Roger Dennis agrees that mass remote working isn’t the key to productivity, and it largely depends on the job. He says New Zealand’s luxury of balancing the different modes of work is actually an advantage that caters to the subtleties of different crafts, and prevents workers burning out on a digital medium that’s not suited to them. With more reports of “Zoom Fatigue” from workers incessantly staring at blue screens, Dennis says he has heard first-hand accounts of academic colleagues in the US growing exasperated and disillusioned from months of conducting lectures through Zoom.
“If you are being creative and innovative, then being in the same room with your colleagues, with access to a whiteboard, where you can all sit around and have a chat – there’s no substitute for that.
“When you are brainstorming or trying to be innovative or creative it’s that cognitive magic that works when people are actually physically in the same space. You just can’t do that to the same degree in a remote work environment.”
Irreversible trend
Even if exclusive remote working isn’t the solution for a healthy and creative workforce, there’s no denying that the trend will not reverse itself, even when covid-19 longer poses a risk. In the past year, many people uprooted their lives to live elsewhere, while working digitally for companies long distances away. They are not likely to simply move back as soon as it becomes safe to do so.
Veteran digital nomad and co-founder of Soul Machines Greg Cross agrees the world of “work from anywhere” is here to stay. “This digital world we live in was always going to dramatically change the way we live and work. That was always going to happen. covid-19 has accelerated it by two or three years,” he says.
While based in New Zealand, Cross conducts most of his work through Zoom with colleagues in the US, which is Soul Machines’ main market. He says the pandemic has forced his company to adapt fast and launch a global “work from anywhere” policy, and the results have been significant.
“I’ve doubled the size of my team in the US, I’ve recruited senior business executives using Zoom, and we’ve closed multi-million-dollar contracts in industries we haven’t worked in previously.”
However, Cross certainly sees New Zealand trailing in the digital space, which he says was already lagging behind the world before the pandemic. He says New Zealand universities’ financial struggles due to a lack of international students is an example of the typical sluggishness that hinders new ways to add value.
“Isn’t that an opportunity to think about how you build a digital campus and a digital global student base? Huge parts of the US education sector has become digital, which serves students all over the world.
“These are the ways parts of our economy and community have to think about digital and how it’s changing our world forever.”
As for the lofty goal of turning New Zealand into a global talent hub, Gross says the many skilled and experienced people who have come home in the past year will undoubtedly be adding to the talent pool. However, it all depends on whether there are enough opportunities and decent pay to keep them here once the borders reopen.
“We’ve been approached by a number of expats from the tech sector.
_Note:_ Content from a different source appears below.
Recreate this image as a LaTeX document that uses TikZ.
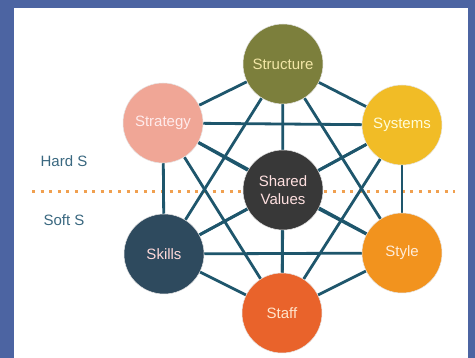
\documentclass[tikz,border=0pt]{standalone}
\usepackage{fontspec}
\setmainfont{Liberation Sans}
\usepackage{xcolor}
\usepackage{tikz}
\usetikzlibrary{positioning}

\definecolor{bgblue}{HTML}{4C64A2}
\definecolor{linkteal}{HTML}{1E566C}
\definecolor{dotorange}{HTML}{F0A050}
\definecolor{labelteal}{HTML}{3A6880}
\definecolor{cstructure}{HTML}{7C7F3C}
\definecolor{cstrategy}{HTML}{F0A696}
\definecolor{csystems}{HTML}{F1BC26}
\definecolor{cshared}{HTML}{383838}
\definecolor{cskills}{HTML}{2E4A5E}
\definecolor{cstyle}{HTML}{F2931E}
\definecolor{cstaff}{HTML}{E9632B}
\definecolor{tstructure}{HTML}{F2E6A6}

\pgfdeclarelayer{back}
\pgfdeclarelayer{links}
\pgfsetlayers{back,links,main}

\begin{document}
\begin{tikzpicture}[
	x=1pt, y=-1pt,
	font=\fontsize{15}{18}\selectfont
]
\tikzset{
    snode/.style = {circle, draw=white!90!black, line width=0.5pt, minimum size=80pt, inner sep=0pt, align=center},
    link/.style = {draw=linkteal, line width=2.8pt},
    sidelabel/.style = {text=labelteal, inner sep=0pt},
}
\useasboundingbox (0,0) rectangle (475,358);
\begin{pgfonlayer}{back}
\fill[bgblue] (0,0) rectangle (475,358);
\fill[white] (14,8) rectangle (468,358);
\draw[dotorange, line width=3pt, dash pattern=on 3pt off 5.6pt] (32,192) -- (455,192);
\end{pgfonlayer}

\node[sidelabel] (hard) at (64,161) {Hard S};
\node[sidelabel] (soft) at (64,220) {Soft S};

\node[snode, fill=cstructure, text=tstructure] (str) at (283,64) {Structure};
\node[snode, fill=cstrategy, text=white!92!red] (stg) at (163,123) {Strategy};
\node[snode, fill=csystems, text=white!85!yellow] (sys) at (402,125) {Systems};
\node[snode, fill=cshared, text=white!88!red] (shv) at (283,190) {Shared\\Values};
\node[snode, fill=cskills, text=white!85!red] (skl) at (164,254) {Skills};
\node[snode, fill=cstyle, text=white!85!orange] (sty) at (402,253) {Style};
\node[snode, fill=cstaff, text=white!80!orange] (stf) at (282,313) {Staff};

\begin{pgfonlayer}{links}
\foreach \a/\b in {str/stg, str/sys, str/shv, str/skl, str/sty, str/stf,
                   stg/sys, stg/shv, stg/skl, stg/sty, stg/stf,
                   sys/shv, sys/skl, sys/sty, sys/stf,
                   shv/skl, shv/sty, shv/stf,
                   skl/sty, skl/stf, sty/stf}
  \draw[link] (\a) -- (\b);
\end{pgfonlayer}
\end{tikzpicture}
\end{document}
I would love the opportunity to employ them but I don’t need them here in New Zealand, I need them in Silicon Valley or New York. Most of our revenue comes from the US.”
While that’s just one company, and there will be others that can offer competitive opportunities in New Zealand, Cross says the brain gain is not likely to herald a significant economic boom unless our digital transformation catches up.
“Personally I don’t think the talent coming into New Zealand will change the trajectory of our economy or our growth rates going forward. Eventually, they’ll drift back off again.”